→ What you have to do
Write the data out again, character for character, with no images.
━━━━━━━━━━━━━━━━━━━━━━━━━━━━━━
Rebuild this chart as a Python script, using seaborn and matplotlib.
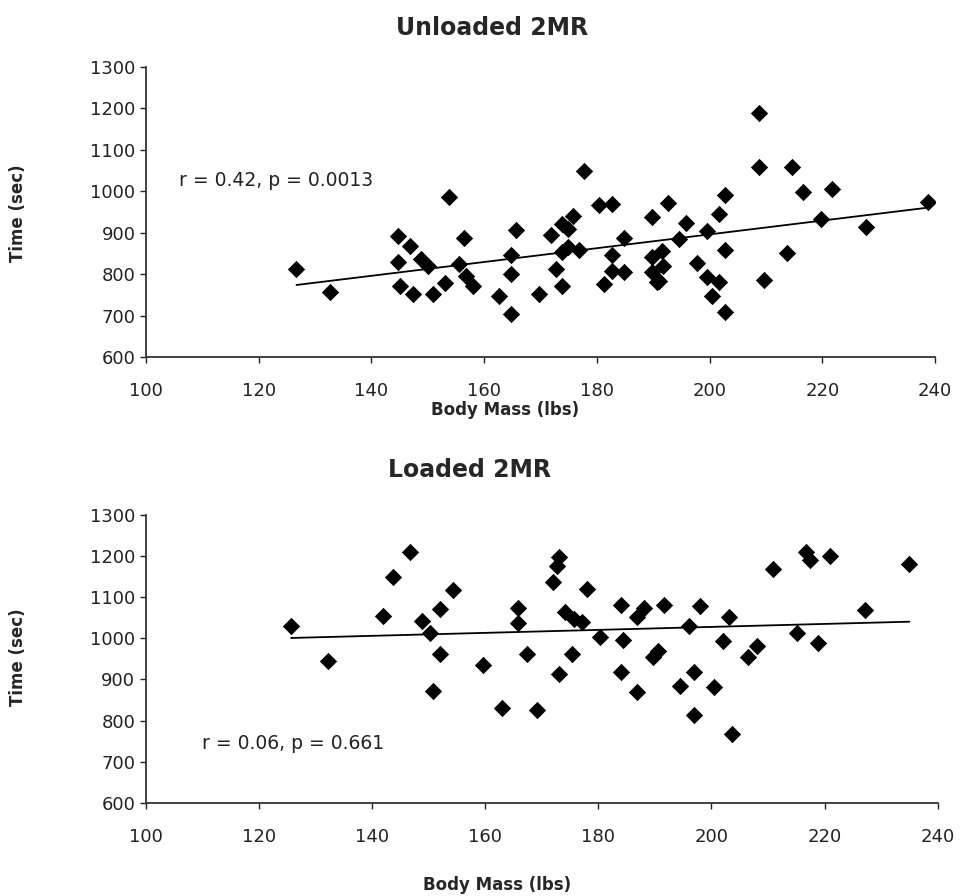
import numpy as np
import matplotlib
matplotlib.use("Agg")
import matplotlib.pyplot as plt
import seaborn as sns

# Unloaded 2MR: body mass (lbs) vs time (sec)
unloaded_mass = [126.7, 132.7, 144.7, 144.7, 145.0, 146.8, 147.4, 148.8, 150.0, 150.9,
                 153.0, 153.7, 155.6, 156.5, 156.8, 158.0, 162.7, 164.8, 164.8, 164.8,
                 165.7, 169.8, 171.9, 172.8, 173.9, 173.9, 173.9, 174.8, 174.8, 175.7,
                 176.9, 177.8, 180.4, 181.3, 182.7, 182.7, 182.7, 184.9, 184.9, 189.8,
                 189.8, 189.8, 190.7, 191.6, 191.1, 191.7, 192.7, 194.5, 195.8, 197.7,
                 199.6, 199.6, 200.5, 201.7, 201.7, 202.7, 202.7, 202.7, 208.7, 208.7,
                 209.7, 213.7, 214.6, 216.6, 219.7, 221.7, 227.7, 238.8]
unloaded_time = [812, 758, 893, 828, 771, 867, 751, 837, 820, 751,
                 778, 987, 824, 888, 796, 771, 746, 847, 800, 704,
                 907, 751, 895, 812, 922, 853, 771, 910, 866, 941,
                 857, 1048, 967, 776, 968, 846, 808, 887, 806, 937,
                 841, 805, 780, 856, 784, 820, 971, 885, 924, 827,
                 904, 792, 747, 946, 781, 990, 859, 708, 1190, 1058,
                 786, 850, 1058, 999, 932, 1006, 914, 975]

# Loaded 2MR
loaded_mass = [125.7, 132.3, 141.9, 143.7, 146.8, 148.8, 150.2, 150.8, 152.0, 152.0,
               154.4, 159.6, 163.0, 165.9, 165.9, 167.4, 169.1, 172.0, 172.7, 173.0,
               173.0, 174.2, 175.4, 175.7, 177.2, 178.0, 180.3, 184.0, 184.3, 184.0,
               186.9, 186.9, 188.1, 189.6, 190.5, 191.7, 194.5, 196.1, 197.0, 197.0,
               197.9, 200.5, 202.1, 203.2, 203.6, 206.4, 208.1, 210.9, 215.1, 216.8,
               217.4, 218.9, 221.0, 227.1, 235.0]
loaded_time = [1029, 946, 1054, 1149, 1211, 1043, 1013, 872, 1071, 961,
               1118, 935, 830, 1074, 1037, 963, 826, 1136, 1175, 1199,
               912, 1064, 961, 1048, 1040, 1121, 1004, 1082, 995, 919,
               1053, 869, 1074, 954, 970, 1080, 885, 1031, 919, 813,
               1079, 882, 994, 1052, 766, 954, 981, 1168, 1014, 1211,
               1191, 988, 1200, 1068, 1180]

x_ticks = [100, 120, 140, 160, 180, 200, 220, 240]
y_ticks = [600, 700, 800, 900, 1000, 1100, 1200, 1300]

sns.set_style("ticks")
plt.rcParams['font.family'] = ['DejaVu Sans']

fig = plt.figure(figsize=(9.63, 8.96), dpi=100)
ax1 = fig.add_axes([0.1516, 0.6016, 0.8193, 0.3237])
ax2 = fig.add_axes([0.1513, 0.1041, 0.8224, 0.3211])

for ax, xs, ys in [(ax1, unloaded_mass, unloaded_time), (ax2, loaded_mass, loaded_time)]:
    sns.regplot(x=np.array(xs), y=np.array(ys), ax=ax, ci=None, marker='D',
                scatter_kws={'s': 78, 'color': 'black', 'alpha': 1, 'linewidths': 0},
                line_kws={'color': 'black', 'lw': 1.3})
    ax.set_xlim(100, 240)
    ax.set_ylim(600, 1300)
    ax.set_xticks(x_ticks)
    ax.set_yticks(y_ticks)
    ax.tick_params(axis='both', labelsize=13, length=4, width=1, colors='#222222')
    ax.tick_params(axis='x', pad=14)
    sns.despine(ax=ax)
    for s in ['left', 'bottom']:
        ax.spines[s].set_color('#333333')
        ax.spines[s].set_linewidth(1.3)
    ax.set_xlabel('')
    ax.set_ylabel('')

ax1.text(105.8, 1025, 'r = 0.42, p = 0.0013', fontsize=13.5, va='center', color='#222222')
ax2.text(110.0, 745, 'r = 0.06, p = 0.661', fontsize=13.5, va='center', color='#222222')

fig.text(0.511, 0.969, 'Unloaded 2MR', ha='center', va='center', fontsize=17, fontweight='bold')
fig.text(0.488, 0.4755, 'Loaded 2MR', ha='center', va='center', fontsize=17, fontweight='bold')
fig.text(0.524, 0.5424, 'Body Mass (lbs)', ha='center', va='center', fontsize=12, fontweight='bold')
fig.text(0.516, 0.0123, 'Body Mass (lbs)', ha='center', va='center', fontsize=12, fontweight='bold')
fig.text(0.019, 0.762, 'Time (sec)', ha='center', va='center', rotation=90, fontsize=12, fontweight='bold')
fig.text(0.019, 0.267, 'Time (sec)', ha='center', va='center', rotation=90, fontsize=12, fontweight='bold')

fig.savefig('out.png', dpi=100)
━━━━━━━━━━━━━━━━━━━━━━━━━━━━━━
→ Reply
Rebuild this chart as a Python script, using seaborn and matplotlib.
import numpy as np
import matplotlib
matplotlib.use("Agg")
import matplotlib.pyplot as plt
import seaborn as sns

# Unloaded 2MR: body mass (lbs) vs time (sec)
unloaded_mass = [126.7, 132.7, 144.7, 144.7, 145.0, 146.8, 147.4, 148.8, 150.0, 150.9,
                 153.0, 153.7, 155.6, 156.5, 156.8, 158.0, 162.7, 164.8, 164.8, 164.8,
                 165.7, 169.8, 171.9, 172.8, 173.9, 173.9, 173.9, 174.8, 174.8, 175.7,
                 176.9, 177.8, 180.4, 181.3, 182.7, 182.7, 182.7, 184.9, 184.9, 189.8,
                 189.8, 189.8, 190.7, 191.6, 191.1, 191.7, 192.7, 194.5, 195.8, 197.7,
                 199.6, 199.6, 200.5, 201.7, 201.7, 202.7, 202.7, 202.7, 208.7, 208.7,
                 209.7, 213.7, 214.6, 216.6, 219.7, 221.7, 227.7, 238.8]
unloaded_time = [812, 758, 893, 828, 771, 867, 751, 837, 820, 751,
                 778, 987, 824, 888, 796, 771, 746, 847, 800, 704,
                 907, 751, 895, 812, 922, 853, 771, 910, 866, 941,
                 857, 1048, 967, 776, 968, 846, 808, 887, 806, 937,
                 841, 805, 780, 856, 784, 820, 971, 885, 924, 827,
                 904, 792, 747, 946, 781, 990, 859, 708, 1190, 1058,
                 786, 850, 1058, 999, 932, 1006, 914, 975]

# Loaded 2MR
loaded_mass = [125.7, 132.3, 141.9, 143.7, 146.8, 148.8, 150.2, 150.8, 152.0, 152.0,
               154.4, 159.6, 163.0, 165.9, 165.9, 167.4, 169.1, 172.0, 172.7, 173.0,
               173.0, 174.2, 175.4, 175.7, 177.2, 178.0, 180.3, 184.0, 184.3, 184.0,
               186.9, 186.9, 188.1, 189.6, 190.5, 191.7, 194.5, 196.1, 197.0, 197.0,
               197.9, 200.5, 202.1, 203.2, 203.6, 206.4, 208.1, 210.9, 215.1, 216.8,
               217.4, 218.9, 221.0, 227.1, 235.0]
loaded_time = [1029, 946, 1054, 1149, 1211, 1043, 1013, 872, 1071, 961,
               1118, 935, 830, 1074, 1037, 963, 826, 1136, 1175, 1199,
               912, 1064, 961, 1048, 1040, 1121, 1004, 1082, 995, 919,
               1053, 869, 1074, 954, 970, 1080, 885, 1031, 919, 813,
               1079, 882, 994, 1052, 766, 954, 981, 1168, 1014, 1211,
               1191, 988, 1200, 1068, 1180]

x_ticks = [100, 120, 140, 160, 180, 200, 220, 240]
y_ticks = [600, 700, 800, 900, 1000, 1100, 1200, 1300]

sns.set_style("ticks")
plt.rcParams['font.family'] = ['DejaVu Sans']

fig = plt.figure(figsize=(9.63, 8.96), dpi=100)
ax1 = fig.add_axes([0.1516, 0.6016, 0.8193, 0.3237])
ax2 = fig.add_axes([0.1513, 0.1041, 0.8224, 0.3211])

for ax, xs, ys in [(ax1, unloaded_mass, unloaded_time), (ax2, loaded_mass, loaded_time)]:
    sns.regplot(x=np.array(xs), y=np.array(ys), ax=ax, ci=None, marker='D',
                scatter_kws={'s': 78, 'color': 'black', 'alpha': 1, 'linewidths': 0},
                line_kws={'color': 'black', 'lw': 1.3})
    ax.set_xlim(100, 240)
    ax.set_ylim(600, 1300)
    ax.set_xticks(x_ticks)
    ax.set_yticks(y_ticks)
    ax.tick_params(axis='both', labelsize=13, length=4, width=1, colors='#222222')
    ax.tick_params(axis='x', pad=14)
    sns.despine(ax=ax)
    for s in ['left', 'bottom']:
        ax.spines[s].set_color('#333333')
        ax.spines[s].set_linewidth(1.3)
    ax.set_xlabel('')
    ax.set_ylabel('')

ax1.text(105.8, 1025, 'r = 0.42, p = 0.0013', fontsize=13.5, va='center', color='#222222')
ax2.text(110.0, 745, 'r = 0.06, p = 0.661', fontsize=13.5, va='center', color='#222222')

fig.text(0.511, 0.969, 'Unloaded 2MR', ha='center', va='center', fontsize=17, fontweight='bold')
fig.text(0.488, 0.4755, 'Loaded 2MR', ha='center', va='center', fontsize=17, fontweight='bold')
fig.text(0.524, 0.5424, 'Body Mass (lbs)', ha='center', va='center', fontsize=12, fontweight='bold')
fig.text(0.516, 0.0123, 'Body Mass (lbs)', ha='center', va='center', fontsize=12, fontweight='bold')
fig.text(0.019, 0.762, 'Time (sec)', ha='center', va='center', rotation=90, fontsize=12, fontweight='bold')
fig.text(0.019, 0.267, 'Time (sec)', ha='center', va='center', rotation=90, fontsize=12, fontweight='bold')

fig.savefig('out.png', dpi=100)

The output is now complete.